At the risk of overstatement‚ The Black Crowes' Warpaint is a godsend‚ an alternately noisy and contemplative act of deliverance by a group of perpetual underachievers.
The ineffable charm of The Black Crowes in their prime is evident within seconds of the beginning of "Daughters of the Revolution." By the time the album reaches its somewhat muted conclusion ten tracks later‚ it has fulfilled the promise of great things that has never materialized from this band except in passing flashes‚ since the release of 1994's Amorica.
Produced‚ engineered and mixed by Paul Stacey‚ erstwhile member of Chris Robinson's solo band‚ New Earth Mud‚ and interim guitarist for the Crowes in the wake of Marc Ford's departure in 2006‚ the chemistry is palpable throughout the album. On "Evergreen‚" the sly nonchalance of Chris Robinson's vocals is no more prominent than the rhythmic axis of his brother‚ guitarist Rich‚ in tandem with longtime drummer Steve Gorman (like Bill Wyman in the Stones‚ bassist Sven Pipien is more felt than heard).

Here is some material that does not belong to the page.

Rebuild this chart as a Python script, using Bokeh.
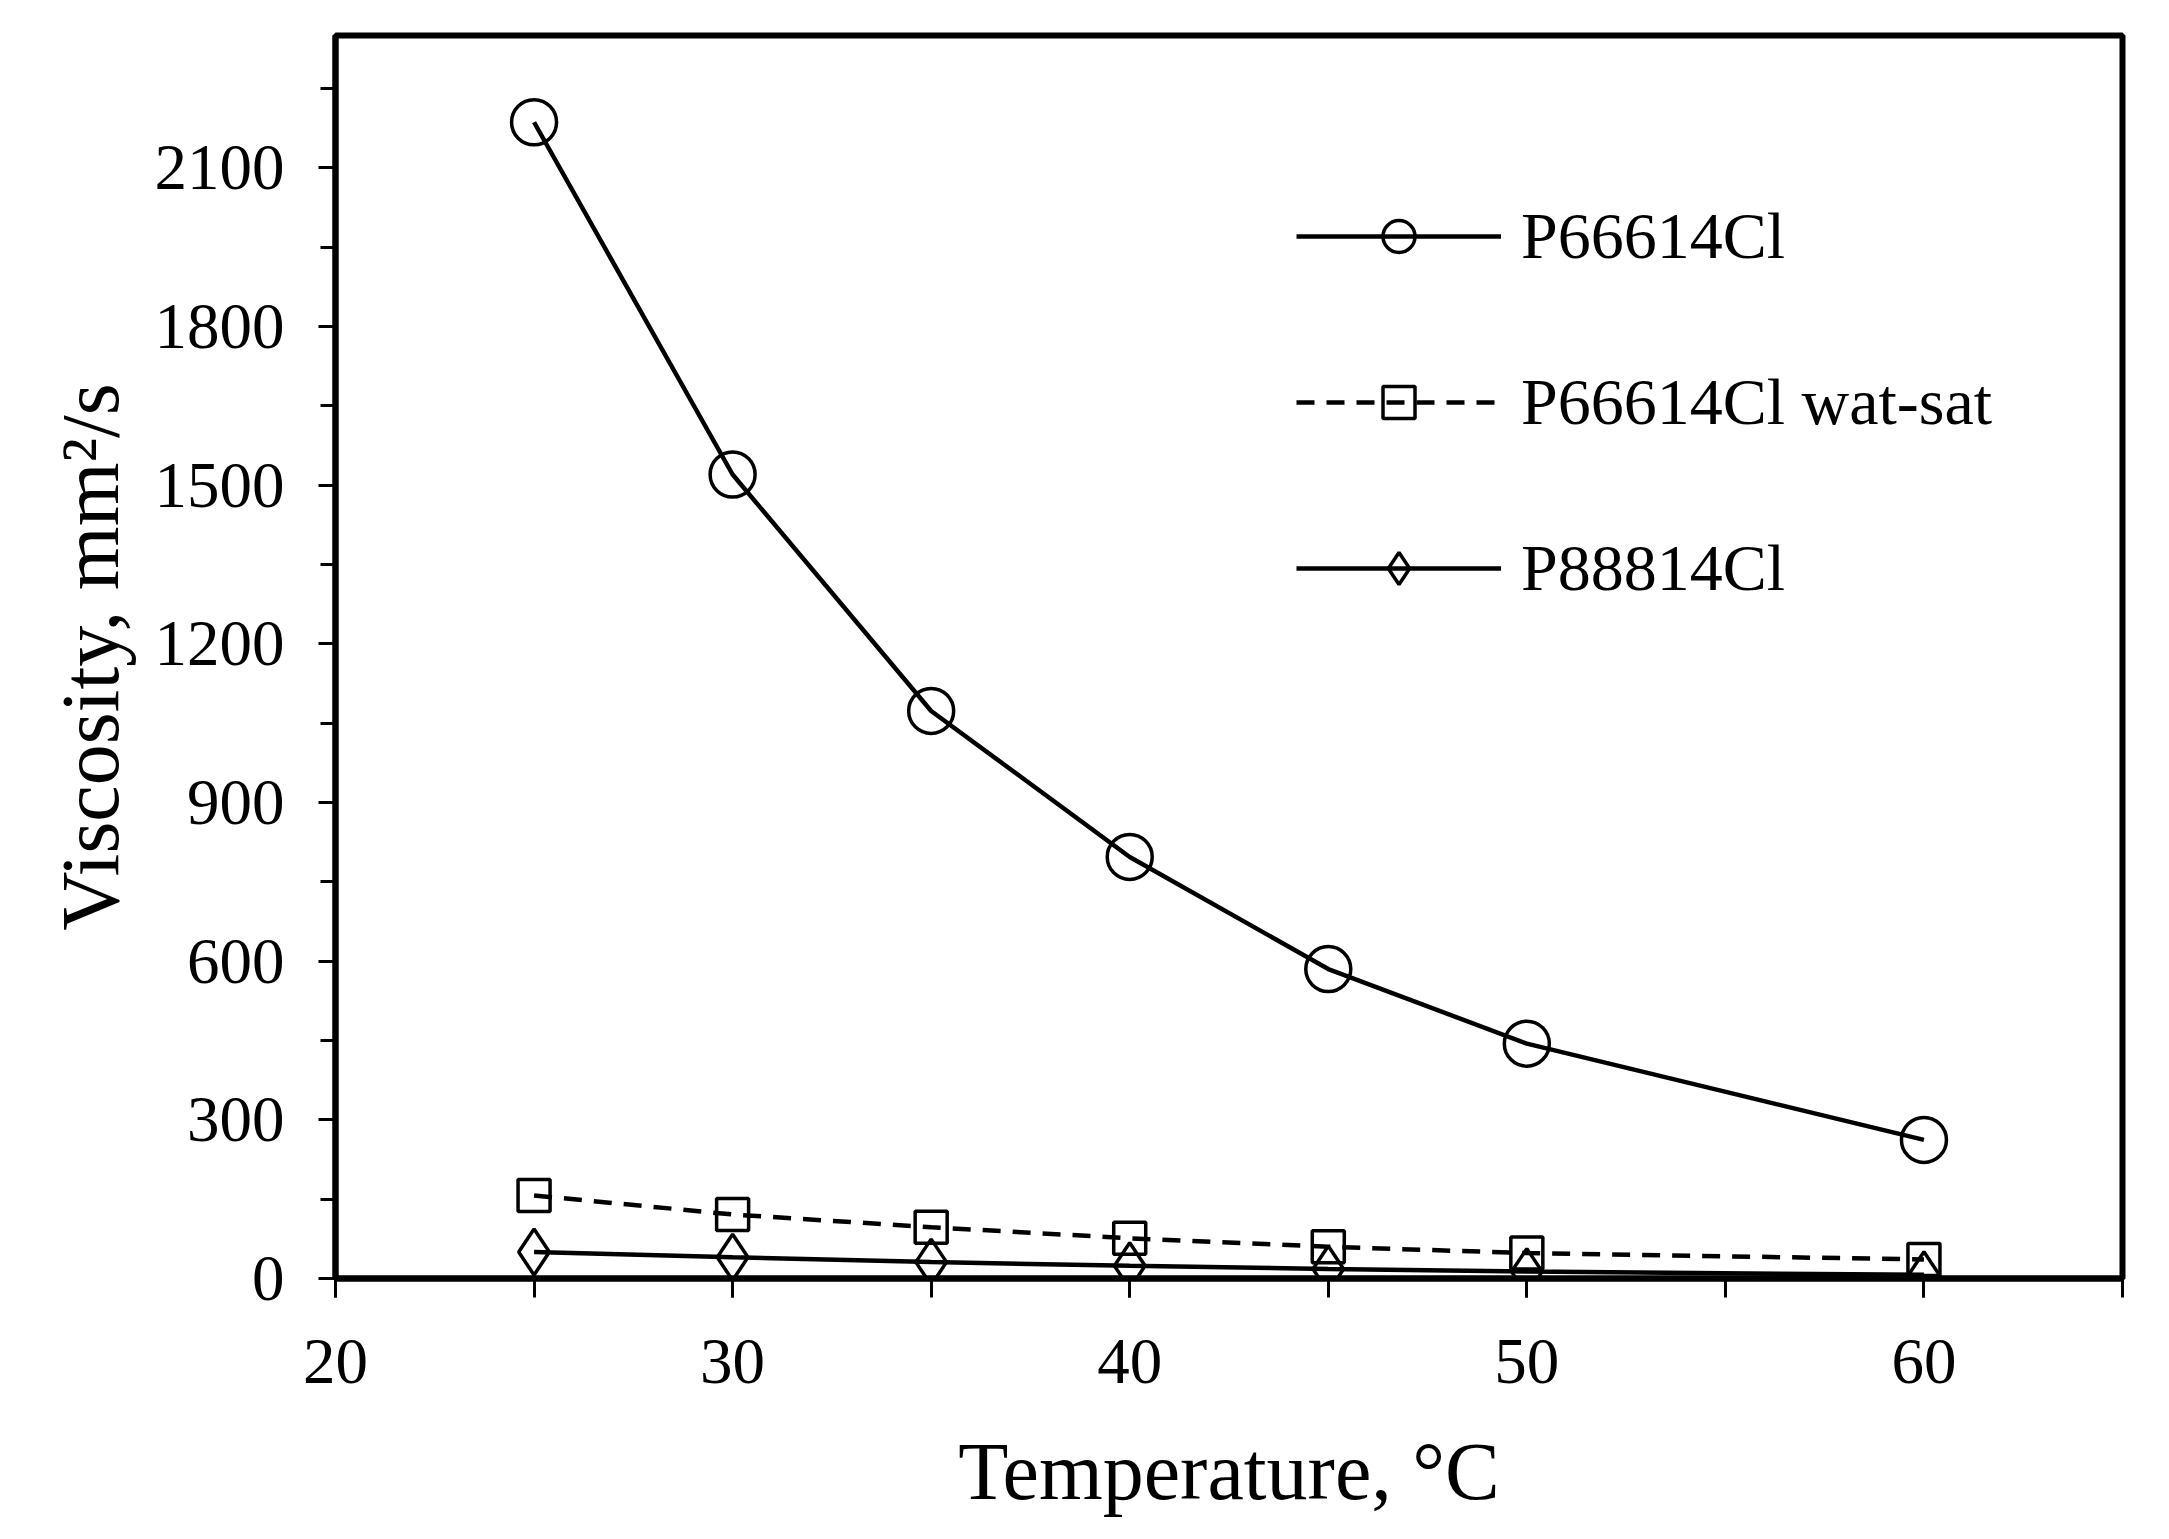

But the essential and ultimately crucial element of Warpaint is the low-key presence of Luther Dickinson. The dirty guitar licks of The North Mississippi Allstars' lynchpin alternately contrast the sparkling piano of keyboardist Adam McDougall (another new recruit to the group) on "Walk Believer Walk‚" or match that radiant tone on "Locust Street." Dickinson is as comfortable playing an acoustic guitar as an electric one‚ which helps sustain the momentum of the folky likes of "Josephine."
No question The Black Crowes still echo the Rolling Stones because the prophetic likes of "Wee Who See the Deep" echoes the portent of "Gimme Shelter." But with Luther restoring a sense of spontaneous purity to the whole band's interactions‚ the Robinson brothers effectively confront and transcend their own history here. And Dickinson's restricted access to the group - while he works with North Mississippi Allstars‚ The Word or John Hiatt - may very well be that limitation turned to strength: The Crowes will have to make the best possible use of their time when they have this gifted instrumentalist available.
Notwithstanding the organ that wafts in and around crisp electric piano notes on the philosophical melancholy of "There's Gold in Them Hills‚" Warpaint in total should nevertheless restore the ring of truth to 'rock and roll' for those to whom the phrase has become a cliché. For the rest of us‚ it signals redemption to share with this much-maligned band.